A trace that doesn't tell you where the time went is just a pretty waterfall. Always add enough detail to answer: 'Why was this slow?'
Correlating Traces with Logs and Metrics
Tracing is most powerful when combined with logs and metrics. The trace ID should appear in every log line for the request. Then, when you see a slow trace, you can jump to the exact logs for that request. Similarly, metrics like request duration can be tagged with trace IDs to drill down.
OpenTelemetry's log correlation is straightforward: include trace_id and span_id in your log format. Most logging frameworks support this with a simple configuration change.
{
"timestamp": "2025-03-15T14:02:05.123Z",
"level": "error",
"message": "Payment gateway timeout",
"service": "order-service",
"trace_id": "abc123def456",
"span_id": "span789",
"user_id": "user42"
}Getting Started Without the Burnout
You don't need to instrument everything at once. Start with one critical path—say, the user login flow or the checkout flow. Instrument the entry service, then the next two downstream services. Once you see how traces look, expand.
Use OpenTelemetry's auto-instrumentation for common libraries (HTTP, gRPC, database drivers). It covers 90% of what you need. Only add manual instrumentation for business logic that's unique to your system.

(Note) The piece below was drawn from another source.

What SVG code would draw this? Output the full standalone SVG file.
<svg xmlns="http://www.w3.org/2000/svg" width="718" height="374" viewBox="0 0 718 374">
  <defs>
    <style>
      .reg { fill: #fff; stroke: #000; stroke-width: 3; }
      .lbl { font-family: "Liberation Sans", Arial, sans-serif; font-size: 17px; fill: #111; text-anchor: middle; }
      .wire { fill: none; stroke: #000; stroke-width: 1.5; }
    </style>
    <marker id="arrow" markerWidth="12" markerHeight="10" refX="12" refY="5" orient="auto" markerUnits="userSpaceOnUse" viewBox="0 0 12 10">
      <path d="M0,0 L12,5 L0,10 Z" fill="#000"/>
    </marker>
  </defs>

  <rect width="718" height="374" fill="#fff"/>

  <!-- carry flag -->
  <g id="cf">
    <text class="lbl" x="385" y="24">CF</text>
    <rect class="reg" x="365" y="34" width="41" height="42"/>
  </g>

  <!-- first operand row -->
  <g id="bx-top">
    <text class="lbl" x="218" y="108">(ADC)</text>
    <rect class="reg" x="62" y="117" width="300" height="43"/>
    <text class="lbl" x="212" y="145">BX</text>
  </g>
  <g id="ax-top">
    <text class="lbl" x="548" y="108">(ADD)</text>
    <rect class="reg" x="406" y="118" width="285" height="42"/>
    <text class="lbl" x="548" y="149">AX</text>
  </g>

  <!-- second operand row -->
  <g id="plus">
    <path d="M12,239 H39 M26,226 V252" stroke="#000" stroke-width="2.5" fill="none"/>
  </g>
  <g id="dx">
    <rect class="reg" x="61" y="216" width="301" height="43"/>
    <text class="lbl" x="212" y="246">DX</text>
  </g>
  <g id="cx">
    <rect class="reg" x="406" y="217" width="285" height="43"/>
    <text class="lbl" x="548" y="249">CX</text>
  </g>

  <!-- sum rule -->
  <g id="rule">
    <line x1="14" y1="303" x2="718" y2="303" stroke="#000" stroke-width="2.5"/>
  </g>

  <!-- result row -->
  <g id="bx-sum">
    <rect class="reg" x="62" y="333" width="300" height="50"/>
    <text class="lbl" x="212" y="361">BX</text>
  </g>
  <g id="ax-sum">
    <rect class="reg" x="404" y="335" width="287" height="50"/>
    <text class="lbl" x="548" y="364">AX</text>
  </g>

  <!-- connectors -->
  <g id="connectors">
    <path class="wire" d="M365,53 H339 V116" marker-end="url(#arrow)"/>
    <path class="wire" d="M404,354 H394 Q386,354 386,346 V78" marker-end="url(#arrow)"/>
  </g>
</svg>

And please, don't set up a tracing backend on your first day. Use a managed service (Datadog, Honeycomb, Grafana Cloud) or a simple Jaeger all-in-one deployment to see traces quickly. You can optimize later.
of tracing value comes from auto-instrumentation of HTTP, gRPC, and database calls.

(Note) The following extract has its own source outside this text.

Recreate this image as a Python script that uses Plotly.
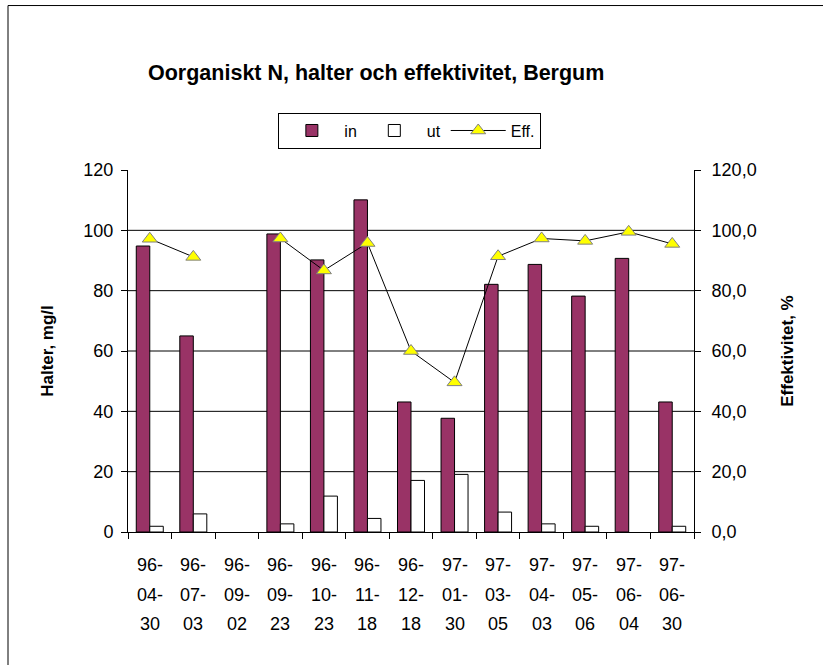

Frequently asked questions
What's the difference between distributed tracing and logging?
Logging records events at a single point in time in one service. Distributed tracing correlates events across multiple services into one request lifecycle, showing time spent in each service and the causal order.
Do I need to instrument every single service?
Not necessarily. Start with services that handle user-facing requests or are part of critical paths. Even partial tracing gives you 80% of the value. You can gradually add more services.
How does sampling work in distributed tracing?
Sampling decides which traces to keep. Head-based sampling decides at the root of a trace, usually with a fixed probability. Tail-based sampling uses a centralized decision based on trace properties (e.g., errors or high latency) after the trace completes.
Is OpenTelemetry the only way to do distributed tracing?
No, but it's become the industry standard. Alternatives include Jaeger's direct SDK, Zipkin's Brave, or vendor-specific agents like Datadog's APM. OpenTelemetry is vendor-agnostic and integrates with many backends.